* _Source records_
- - - - -

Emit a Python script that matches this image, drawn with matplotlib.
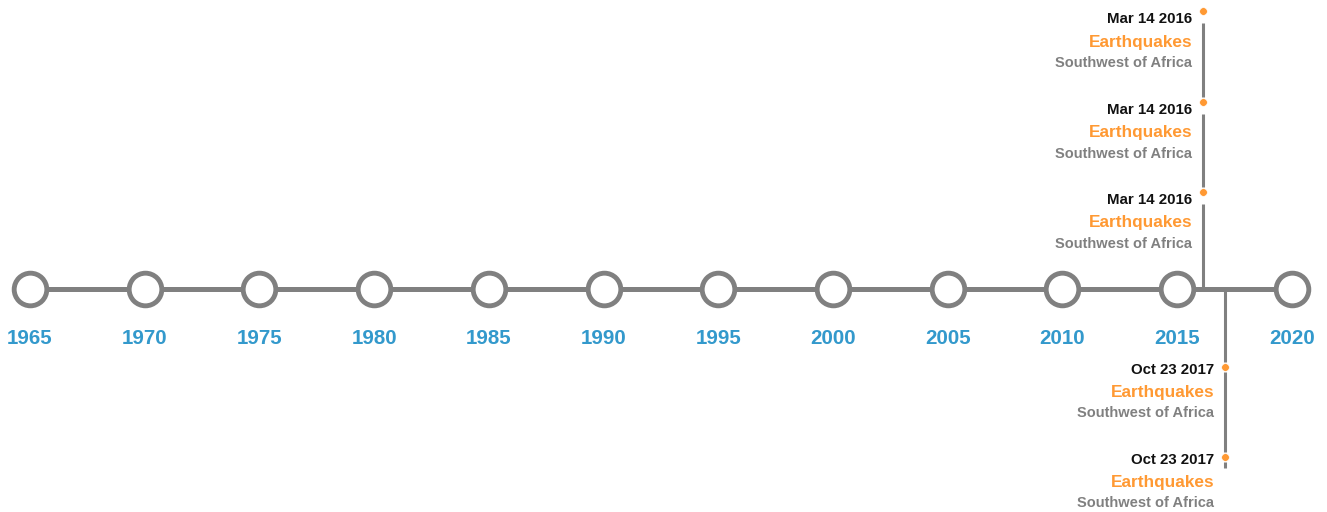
import matplotlib.pyplot as plt

plt.rcParams['font.family'] = ['Liberation Sans', 'DejaVu Sans']

# axis years
years = [1965, 1970, 1975, 1980, 1985, 1990, 1995, 2000, 2005, 2010, 2015, 2020]

# events (position on the time axis)
event_dates = ['Mar 14 2016', 'Mar 14 2016', 'Mar 14 2016', 'Oct 23 2017', 'Oct 23 2017']
event_titles = ['Earthquakes'] * 5
event_places = ['Southwest of Africa'] * 5
event_x = [2016.15, 2016.15, 2016.15, 2017.1, 2017.1]
event_side = ['up', 'up', 'up', 'down', 'down']

grey = '#808080'
orange = '#ff9933'
blue = '#3399cc'

px_per_year = 22.94
x0 = 30
W, H = 1327, 512
line_y = 289

fig = plt.figure(figsize=(W / 100, H / 100), dpi=100)
ax = fig.add_axes([0, 0, 1, 1])
ax.set_xlim(years[0] - x0 / px_per_year, years[0] + (W - x0) / px_per_year)
ax.set_ylim(H, 0)
ax.axis('off')

def px(n):
    # pixel distance -> years along x
    return n / px_per_year

# stems + event labels
groups = {}
for i, s in enumerate(event_side):
    groups.setdefault((s, event_x[i]), []).append(i)

for (side, xe), idx in groups.items():
    if side == 'up':
        dots = [line_y - 97 - 90.5 * k for k in range(len(idx))]
        prev = line_y
        for d in dots:
            ax.plot([xe, xe], [prev, d + 12], color=grey, lw=2.2, solid_capstyle='butt', zorder=2)
            prev = d - 5
        offs = (8, 31, 52)
    else:
        dots = [line_y + 78 + 90 * k for k in range(len(idx))]
        prev = line_y
        for d in dots:
            ax.plot([xe, xe], [prev, d - 5], color=grey, lw=2.2, solid_capstyle='butt', zorder=2)
            prev = d + 5
        ax.plot([xe, xe], [prev, prev + 6], color=grey, lw=2.2, solid_capstyle='butt', zorder=2)
        offs = (3, 25, 46)
    for d, i in zip(dots, idx):
        ax.plot(xe, d, 'o', color=orange, ms=5.5, mec='white', mew=0.4, zorder=4)
        tx = xe - px(11)
        ax.text(tx, d + offs[0], event_dates[i], ha='right', va='center',
                fontsize=10.8, fontweight='bold', color='#111111')
        ax.text(tx, d + offs[1], event_titles[i], ha='right', va='center',
                fontsize=12.4, fontweight='bold', color=orange)
        ax.text(tx, d + offs[2], event_places[i], ha='right', va='center',
                fontsize=10.5, fontweight='bold', color=grey)

# main timeline
ax.plot([years[0], years[-1]], [line_y, line_y], color=grey, lw=3.6, zorder=3)
ax.plot(years, [line_y] * len(years), 'o', ms=23.5, mfc='white', mec=grey, mew=3.5, zorder=5)
for y in years:
    ax.text(y, 338, str(y), ha='center', va='center', fontsize=14.8,
            fontweight='bold', color=blue)

fig.savefig('out.png', dpi=100)
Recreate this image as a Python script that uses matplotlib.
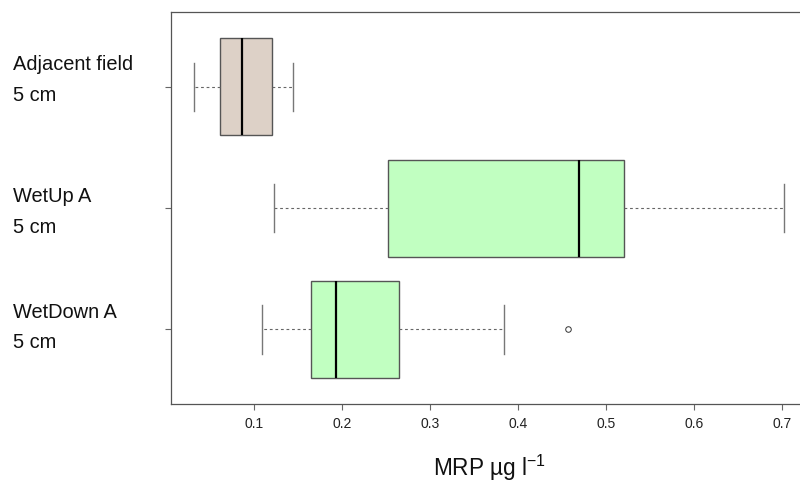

- - - - -

* _Directions for this task_
Of the lines in the material, how many include "matplotlib"? Respond with the number alone.

* _Answer for this exercise_
3